──────── INFORMATION PROVIDED ────────

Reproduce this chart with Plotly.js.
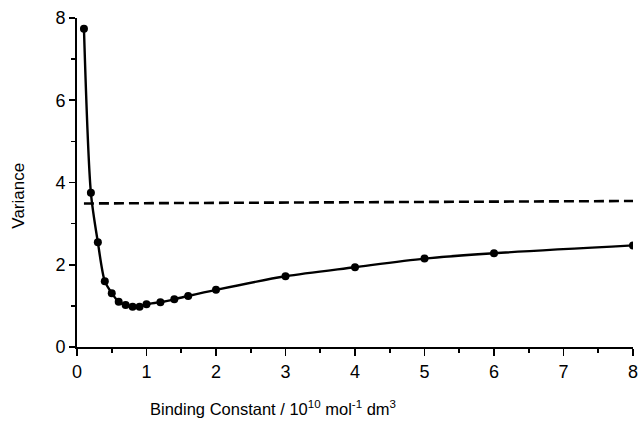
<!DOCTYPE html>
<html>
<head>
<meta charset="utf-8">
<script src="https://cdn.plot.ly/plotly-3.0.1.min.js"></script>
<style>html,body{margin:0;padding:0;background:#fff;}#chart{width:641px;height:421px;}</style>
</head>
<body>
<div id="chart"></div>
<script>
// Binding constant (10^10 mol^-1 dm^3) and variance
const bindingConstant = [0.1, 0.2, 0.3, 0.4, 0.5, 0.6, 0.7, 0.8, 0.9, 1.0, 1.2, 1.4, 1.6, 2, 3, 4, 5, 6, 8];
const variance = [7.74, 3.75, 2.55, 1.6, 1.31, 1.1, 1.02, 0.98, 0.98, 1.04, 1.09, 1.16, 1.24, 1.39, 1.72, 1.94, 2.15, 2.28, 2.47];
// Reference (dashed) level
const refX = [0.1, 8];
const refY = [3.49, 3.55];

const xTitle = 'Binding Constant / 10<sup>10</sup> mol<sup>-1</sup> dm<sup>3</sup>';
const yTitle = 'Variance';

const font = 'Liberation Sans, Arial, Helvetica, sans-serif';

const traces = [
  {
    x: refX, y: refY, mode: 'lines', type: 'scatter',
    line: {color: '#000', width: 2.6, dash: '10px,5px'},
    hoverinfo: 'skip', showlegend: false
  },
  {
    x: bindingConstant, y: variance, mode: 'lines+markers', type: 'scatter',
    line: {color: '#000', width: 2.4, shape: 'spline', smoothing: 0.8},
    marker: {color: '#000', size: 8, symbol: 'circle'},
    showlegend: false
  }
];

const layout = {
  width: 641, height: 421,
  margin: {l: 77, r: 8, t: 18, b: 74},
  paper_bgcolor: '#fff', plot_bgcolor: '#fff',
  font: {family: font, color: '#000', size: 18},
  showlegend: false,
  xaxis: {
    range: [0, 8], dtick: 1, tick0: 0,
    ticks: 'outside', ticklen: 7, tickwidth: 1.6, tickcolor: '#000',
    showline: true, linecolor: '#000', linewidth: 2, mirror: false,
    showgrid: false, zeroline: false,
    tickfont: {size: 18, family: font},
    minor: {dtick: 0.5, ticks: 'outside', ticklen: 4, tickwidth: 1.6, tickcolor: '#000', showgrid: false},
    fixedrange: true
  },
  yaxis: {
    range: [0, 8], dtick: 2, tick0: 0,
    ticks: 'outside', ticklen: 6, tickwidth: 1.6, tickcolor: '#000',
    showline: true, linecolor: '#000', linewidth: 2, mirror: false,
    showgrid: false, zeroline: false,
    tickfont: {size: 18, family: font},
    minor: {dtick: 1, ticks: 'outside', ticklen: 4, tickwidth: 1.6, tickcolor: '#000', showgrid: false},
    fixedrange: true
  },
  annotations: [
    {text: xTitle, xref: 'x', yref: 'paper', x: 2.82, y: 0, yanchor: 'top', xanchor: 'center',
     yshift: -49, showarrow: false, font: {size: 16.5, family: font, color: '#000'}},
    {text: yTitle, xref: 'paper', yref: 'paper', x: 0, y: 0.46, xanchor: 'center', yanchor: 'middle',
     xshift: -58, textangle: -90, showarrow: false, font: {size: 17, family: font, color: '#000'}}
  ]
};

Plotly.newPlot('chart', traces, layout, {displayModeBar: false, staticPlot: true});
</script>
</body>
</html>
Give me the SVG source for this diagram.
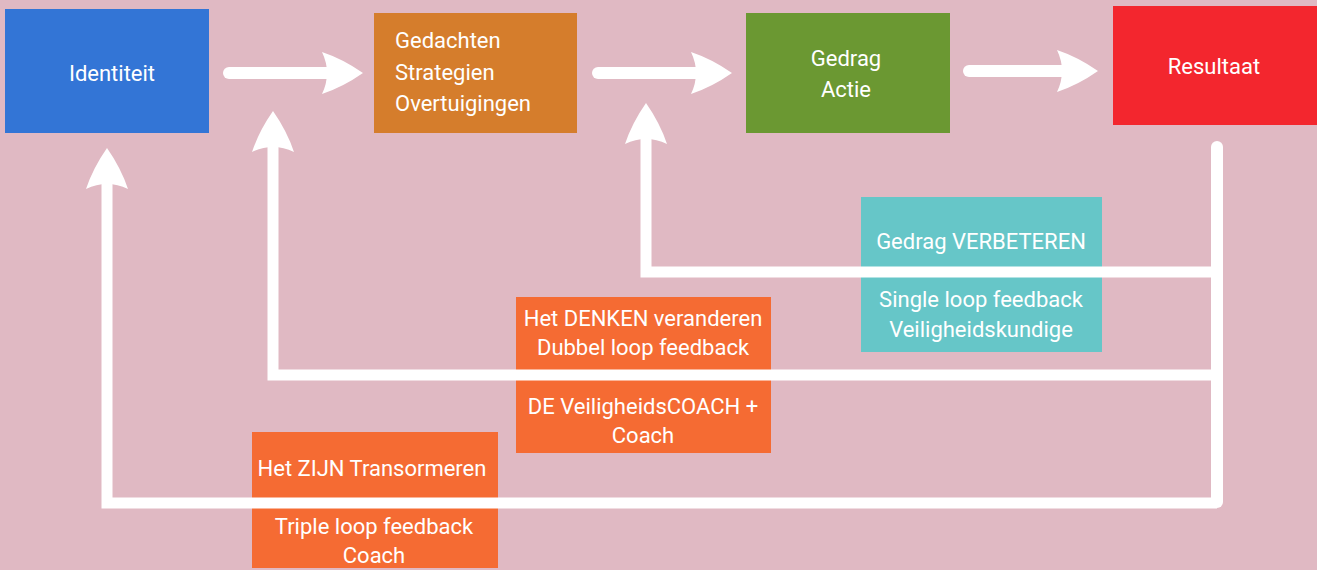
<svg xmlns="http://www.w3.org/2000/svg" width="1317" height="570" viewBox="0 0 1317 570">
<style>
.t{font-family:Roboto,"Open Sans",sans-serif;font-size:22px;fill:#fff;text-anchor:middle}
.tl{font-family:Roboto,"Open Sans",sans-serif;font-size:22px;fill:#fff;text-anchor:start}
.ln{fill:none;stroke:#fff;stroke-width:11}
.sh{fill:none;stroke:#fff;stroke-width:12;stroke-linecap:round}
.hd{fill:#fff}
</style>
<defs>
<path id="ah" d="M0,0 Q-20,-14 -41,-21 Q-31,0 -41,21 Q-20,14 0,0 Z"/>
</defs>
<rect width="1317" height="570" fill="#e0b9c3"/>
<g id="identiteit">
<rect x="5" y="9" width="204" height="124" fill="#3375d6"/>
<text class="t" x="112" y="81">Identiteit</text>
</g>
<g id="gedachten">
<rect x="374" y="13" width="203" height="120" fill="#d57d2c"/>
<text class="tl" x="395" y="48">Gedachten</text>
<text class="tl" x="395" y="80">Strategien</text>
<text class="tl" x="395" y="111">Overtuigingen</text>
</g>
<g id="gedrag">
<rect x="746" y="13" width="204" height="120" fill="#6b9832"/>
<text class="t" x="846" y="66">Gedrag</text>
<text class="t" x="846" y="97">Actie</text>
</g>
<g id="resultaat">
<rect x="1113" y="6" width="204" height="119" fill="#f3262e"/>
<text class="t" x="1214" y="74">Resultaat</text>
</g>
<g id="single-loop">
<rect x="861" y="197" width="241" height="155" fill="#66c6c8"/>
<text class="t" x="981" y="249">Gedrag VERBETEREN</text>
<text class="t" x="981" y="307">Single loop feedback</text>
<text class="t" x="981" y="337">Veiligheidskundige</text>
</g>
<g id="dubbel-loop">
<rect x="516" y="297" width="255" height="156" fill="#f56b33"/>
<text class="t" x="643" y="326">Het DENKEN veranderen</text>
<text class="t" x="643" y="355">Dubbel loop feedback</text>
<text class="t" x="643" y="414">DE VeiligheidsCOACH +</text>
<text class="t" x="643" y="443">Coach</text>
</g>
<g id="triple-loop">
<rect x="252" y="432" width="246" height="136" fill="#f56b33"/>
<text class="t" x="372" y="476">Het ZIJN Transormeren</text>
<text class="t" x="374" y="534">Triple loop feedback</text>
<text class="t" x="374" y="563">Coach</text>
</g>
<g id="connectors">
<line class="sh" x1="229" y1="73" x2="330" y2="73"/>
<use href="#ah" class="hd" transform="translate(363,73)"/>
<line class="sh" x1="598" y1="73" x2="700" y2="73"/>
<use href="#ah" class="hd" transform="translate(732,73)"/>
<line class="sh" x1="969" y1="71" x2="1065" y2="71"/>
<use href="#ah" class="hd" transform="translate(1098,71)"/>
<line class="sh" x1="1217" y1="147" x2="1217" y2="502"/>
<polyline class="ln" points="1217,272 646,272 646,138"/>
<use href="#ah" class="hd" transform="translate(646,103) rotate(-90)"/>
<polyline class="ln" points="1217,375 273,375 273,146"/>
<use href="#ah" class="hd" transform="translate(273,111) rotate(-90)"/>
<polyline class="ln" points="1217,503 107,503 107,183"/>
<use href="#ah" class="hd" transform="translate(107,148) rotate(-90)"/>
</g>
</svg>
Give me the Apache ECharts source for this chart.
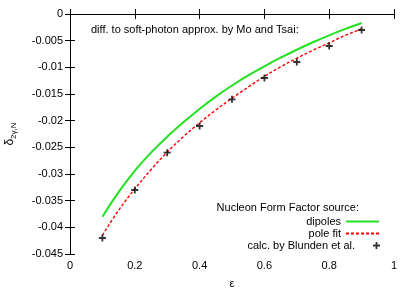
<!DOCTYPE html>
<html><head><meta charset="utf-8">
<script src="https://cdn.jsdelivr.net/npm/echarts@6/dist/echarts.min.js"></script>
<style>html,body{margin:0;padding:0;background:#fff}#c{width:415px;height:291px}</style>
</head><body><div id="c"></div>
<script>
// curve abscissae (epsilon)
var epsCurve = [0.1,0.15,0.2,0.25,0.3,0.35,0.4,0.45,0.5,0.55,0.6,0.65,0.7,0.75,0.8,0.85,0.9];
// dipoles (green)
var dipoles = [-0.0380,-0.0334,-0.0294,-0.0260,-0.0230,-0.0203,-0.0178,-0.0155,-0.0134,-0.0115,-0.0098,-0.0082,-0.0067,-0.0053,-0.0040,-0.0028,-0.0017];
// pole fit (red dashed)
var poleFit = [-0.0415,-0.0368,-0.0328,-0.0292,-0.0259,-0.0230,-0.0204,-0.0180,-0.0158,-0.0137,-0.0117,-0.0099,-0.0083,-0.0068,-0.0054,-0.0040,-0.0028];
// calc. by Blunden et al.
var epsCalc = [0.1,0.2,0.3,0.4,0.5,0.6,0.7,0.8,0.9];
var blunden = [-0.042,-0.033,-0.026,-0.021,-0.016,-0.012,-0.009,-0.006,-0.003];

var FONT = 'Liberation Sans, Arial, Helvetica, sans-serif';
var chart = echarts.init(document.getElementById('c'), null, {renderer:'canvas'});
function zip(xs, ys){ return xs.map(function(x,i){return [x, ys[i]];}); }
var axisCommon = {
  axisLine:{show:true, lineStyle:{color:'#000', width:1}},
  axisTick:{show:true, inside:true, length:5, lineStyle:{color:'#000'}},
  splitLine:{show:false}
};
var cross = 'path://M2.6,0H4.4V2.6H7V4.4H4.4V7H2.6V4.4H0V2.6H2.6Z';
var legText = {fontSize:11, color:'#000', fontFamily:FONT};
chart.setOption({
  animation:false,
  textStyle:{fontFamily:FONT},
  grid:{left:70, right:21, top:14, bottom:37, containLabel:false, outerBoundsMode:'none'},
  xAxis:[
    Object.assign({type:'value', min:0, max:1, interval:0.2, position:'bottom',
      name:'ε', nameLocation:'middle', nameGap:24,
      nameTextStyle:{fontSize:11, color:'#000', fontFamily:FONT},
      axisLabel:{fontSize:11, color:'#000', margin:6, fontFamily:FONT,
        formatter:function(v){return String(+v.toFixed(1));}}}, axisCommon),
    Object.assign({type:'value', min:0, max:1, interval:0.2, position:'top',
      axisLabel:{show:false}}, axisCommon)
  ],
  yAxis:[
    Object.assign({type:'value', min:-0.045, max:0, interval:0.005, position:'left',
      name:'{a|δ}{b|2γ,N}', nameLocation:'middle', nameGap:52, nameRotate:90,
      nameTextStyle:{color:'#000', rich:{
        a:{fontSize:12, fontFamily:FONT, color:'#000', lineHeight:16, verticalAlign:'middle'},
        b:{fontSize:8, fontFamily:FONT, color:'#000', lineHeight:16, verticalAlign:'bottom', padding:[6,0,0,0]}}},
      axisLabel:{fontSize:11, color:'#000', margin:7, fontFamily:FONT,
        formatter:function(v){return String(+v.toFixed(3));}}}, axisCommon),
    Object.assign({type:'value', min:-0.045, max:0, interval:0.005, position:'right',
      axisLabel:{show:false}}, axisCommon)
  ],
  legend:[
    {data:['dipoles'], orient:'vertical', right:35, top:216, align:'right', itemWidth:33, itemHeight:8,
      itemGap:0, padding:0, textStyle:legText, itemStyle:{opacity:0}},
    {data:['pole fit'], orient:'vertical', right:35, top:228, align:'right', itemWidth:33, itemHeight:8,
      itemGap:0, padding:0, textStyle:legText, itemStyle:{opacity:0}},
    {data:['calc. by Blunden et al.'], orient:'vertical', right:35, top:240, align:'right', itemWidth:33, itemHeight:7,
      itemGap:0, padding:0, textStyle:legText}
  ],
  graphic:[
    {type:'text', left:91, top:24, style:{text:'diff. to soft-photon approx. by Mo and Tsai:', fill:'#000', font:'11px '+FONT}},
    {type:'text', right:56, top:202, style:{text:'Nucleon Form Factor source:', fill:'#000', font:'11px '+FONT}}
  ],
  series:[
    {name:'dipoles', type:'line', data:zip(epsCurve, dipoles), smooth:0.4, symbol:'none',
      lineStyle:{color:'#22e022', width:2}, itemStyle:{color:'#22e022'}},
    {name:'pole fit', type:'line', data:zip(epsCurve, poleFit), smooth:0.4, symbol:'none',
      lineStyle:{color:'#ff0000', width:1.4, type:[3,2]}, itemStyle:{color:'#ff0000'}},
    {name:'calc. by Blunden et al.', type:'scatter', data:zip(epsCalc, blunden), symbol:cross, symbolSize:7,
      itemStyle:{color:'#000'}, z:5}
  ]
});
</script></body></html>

────────

TO BE DONE
Scan the listing above and identify each line holding the string "this"; copy every such line.

CORRECT RESULT
Reproduce this chart with Plotly.js.
Give me the SVG source for this diagram.
Give me the Apache ECharts source for this chart.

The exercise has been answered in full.